Tea Time with Tagwa: Justice is on the way for Adam Oakes

Illustration by Karly Andersen

Tagwa Shammet, Opinions Editor

Tea timers, when I think of justice, I think of accountability. My mind immediately jumps to the concept of holding someone accountable for their misdoings. For the longest time, justice has felt more like a fantasy than a reality. I’ve seen countless of innocent people’s lives be ruined and justice never be served; nobody is ever held accountable. 

It felt like justice had finally been served to the family of VCU freshman Adam Oakes. Eleven people were indicted on Sept. 24 in relation to Oakes’ death, which occurred seven months prior, on Feb. 27.

Oakes was pledging to join the Delta Chi fraternity chapter on campus, when he was found dead on Feb. 27 after attending a Delta Chi event. He died of ethanol toxicity — which is a type of alcohol poisoning — according to the Richmond Medical Examiner.

The Oakes family says that he was forced to drink a bottle of Jack Daniel’s whiskey as an act of hazing from the fraternity. Since then, they have been pushing to make hazing a felony.

This hazing incident created an uproar on campus and across the nation. Oakes’ extremely avoidable death brought forward discussion regarding hazing, Greek life, peer pressure and so much more. Most importantly, Oakes’ story forced us all to reevaluate our kindness with one another. 

Eight people were arrested on Sept. 24; seven of them were being held in VCU Police custody, while one was held by the Virginia State Police but was eventually released on bond. The remaining three individuals turned themselves in on Sept. 27; the 11 have not yet been convicted of any crimes.

My initial reaction to the news that 11 people had been indicted was disgust. I felt my stomach churn as I saw the mug shots, displaying faces of the people that were connected to the death of an innocent boy.

My disgust quickly turned to anger. I looked at their faces and envisioned them hazing Oakes, forcing him to drink his life away. And for what? For some distorted belief that by drowning Oakes in alcohol, it will somehow make them closer — make them brothers?

“Well, at least they did the right thing and turned themselves in,” I overheard from two girls behind me in line at the Cabell Library Starbucks as they were discussing the indictments on that same Sept. 27 night. 

I’ve always been fascinated by our society’s ability to praise the absolute bare minimum. First of all, the right thing to do would have been to not haze Oakes. His family will never be able to hold their son again, so please spare them from this narrative that these three boys did them a favor by turning themselves in.

Furthermore, turning yourself in after you’ve already been indicted is not an act of bravery — it is inevitable. The least these people could have done was treat Oakes with decency and kindness. 

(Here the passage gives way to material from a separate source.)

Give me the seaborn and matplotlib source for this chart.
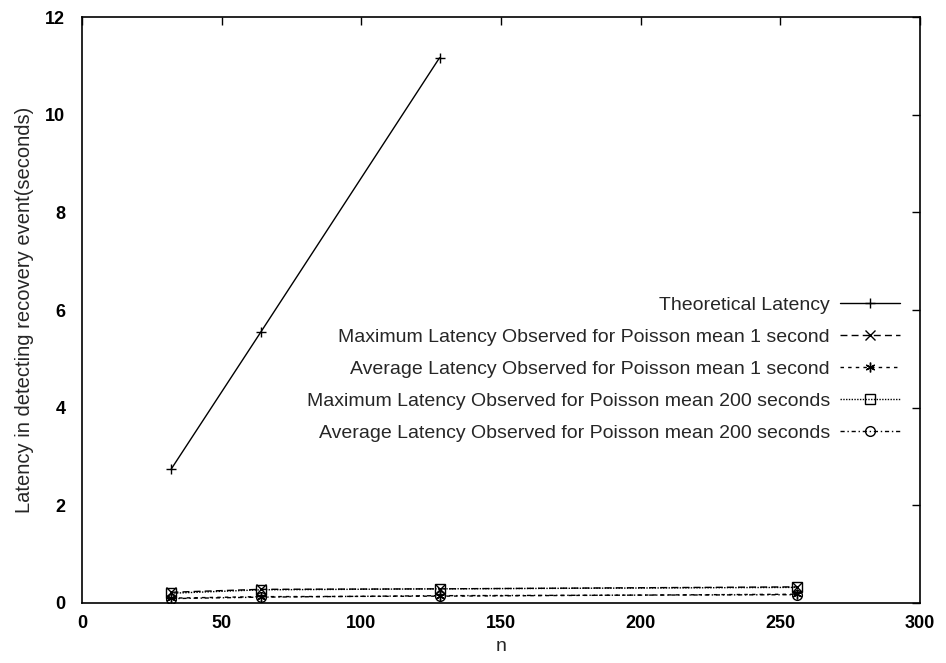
import matplotlib
matplotlib.use("Agg")
import matplotlib.pyplot as plt
import seaborn as sns
import pandas as pd

sns.set_style("white")
plt.rcParams['font.family'] = ['Liberation Sans', 'DejaVu Sans']

n_theory = [32, 64, 128]
theoretical = [2.75, 5.55, 11.17]
n_obs = [32, 64, 128, 256]
max_1s = [0.22, 0.28, 0.29, 0.33]
avg_1s = [0.10, 0.13, 0.14, 0.18]
max_200s = [0.20, 0.27, 0.29, 0.32]
avg_200s = [0.09, 0.12, 0.15, 0.17]

labels = ["Theoretical Latency",
          "Maximum Latency Observed for Poisson mean 1 second",
          "Average Latency Observed for Poisson mean 1 second",
          "Maximum Latency Observed for Poisson mean 200 seconds",
          "Average Latency Observed for Poisson mean 200 seconds"]

series = [(n_theory, theoretical), (n_obs, max_1s), (n_obs, avg_1s),
          (n_obs, max_200s), (n_obs, avg_200s)]
styles = [dict(marker='+', dashes=None),
          dict(marker='x', dashes=(5, 3)),
          dict(marker=(6, 2, 0), dashes=(2.5, 3)),
          dict(marker='s', dashes=(1, 1)),
          dict(marker='o', dashes=(3, 2, 1, 2))]

fig = plt.figure(figsize=(9.46, 6.63), dpi=100)
ax = fig.add_axes([0.0867, 0.0905, 0.8858, 0.8835])

for (x, y), lab, st in zip(series, labels, styles):
    df = pd.DataFrame({"n": x, "latency": y})
    sns.lineplot(data=df, x="n", y="latency", ax=ax, color="black", lw=1.0,
                 marker=st['marker'], markersize=7, markerfacecolor='none',
                 markeredgecolor='black', markeredgewidth=1.0, label=lab)
    line = ax.lines[-1]
    if st['dashes'] is not None:
        line.set_dashes(st['dashes'])

ax.set_xlim(0, 300)
ax.set_ylim(0, 12)
ax.set_xticks(range(0, 301, 50))
ax.set_yticks(range(0, 13, 2))
ax.tick_params(direction='in', top=True, right=True, length=6, width=1,
               labelsize=13, colors='black')
ax.tick_params(axis='y', pad=12)
ax.tick_params(axis='x', pad=9)
for t in ax.get_xticklabels() + ax.get_yticklabels():
    t.set_fontweight('bold')
for s in ax.spines.values():
    s.set_color('black')
    s.set_linewidth(1.2)
ax.set_xlabel("n", fontsize=14)
ax.set_ylabel("Latency in detecting recovery event(seconds)", fontsize=14.5, labelpad=8)

leg = ax.legend(loc='upper right', bbox_to_anchor=(0.997, 0.553), frameon=False,
                markerfirst=False, fontsize=14, handlelength=3.1,
                labelspacing=0.74, handletextpad=0.5)
leg._legend_box.align = "right"
for vp in leg.get_children()[0].get_children()[1].get_children():
    vp.align = "right"

fig.savefig("out.png", dpi=100)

Those individuals did not encourage a brotherhood; instead, they defaced the integrity of their organization and ruined the lives of an entire family and community. Worse than all, their actions could be the cause of Oakes’ death.

All 11 people indicted were charged with “unlawful hazing of a student,” and six of them were also charged with “purchase, giving alcohol to a minor.”

Hazing is considered a class one misdemeanor in Virginia that can bring about 12 months in jail or a $2,500 fine — in some cases, both.

Neither one of those options seems like a fair punishment for killing Oakes.

Quite frankly, these charges are disrespectful. Oakes’ death was a direct result of his overdrinking. The same overdrinking that only happened because these 11 people forced it onto him. So, excuse me if I don’t find these charges to be harsh enough.

I can honestly say that I don’t think these 11 people had the intention to kill Oakes that night. However, they did. Their actions resulted in his death. And the repercussions for their actions must be adequate enough to fit their actions. 

They took that innocent boy away from his family and ruined the family’s life forever. $2,500 does not even begin to make up for that. No amount of money will ever compensate for such a tragedy. 

Additionally, no amount of jail time will bring Oakes back. No amount of jail time will give him the opportunity to live his life again. No amount of jail time will reverse this injustice. However, this accountability will have to serve as justice for now.

We need to be more intentional with the way we treat one another. The toxic ideology of hazing and aggression linked with pledging fraternities must cease. The desired brotherhood Oakes was looking for must be less of a fantasy and more of a continued reality.

 Sometimes, even that inkling of comfortability goes a long way. And that’s the tea.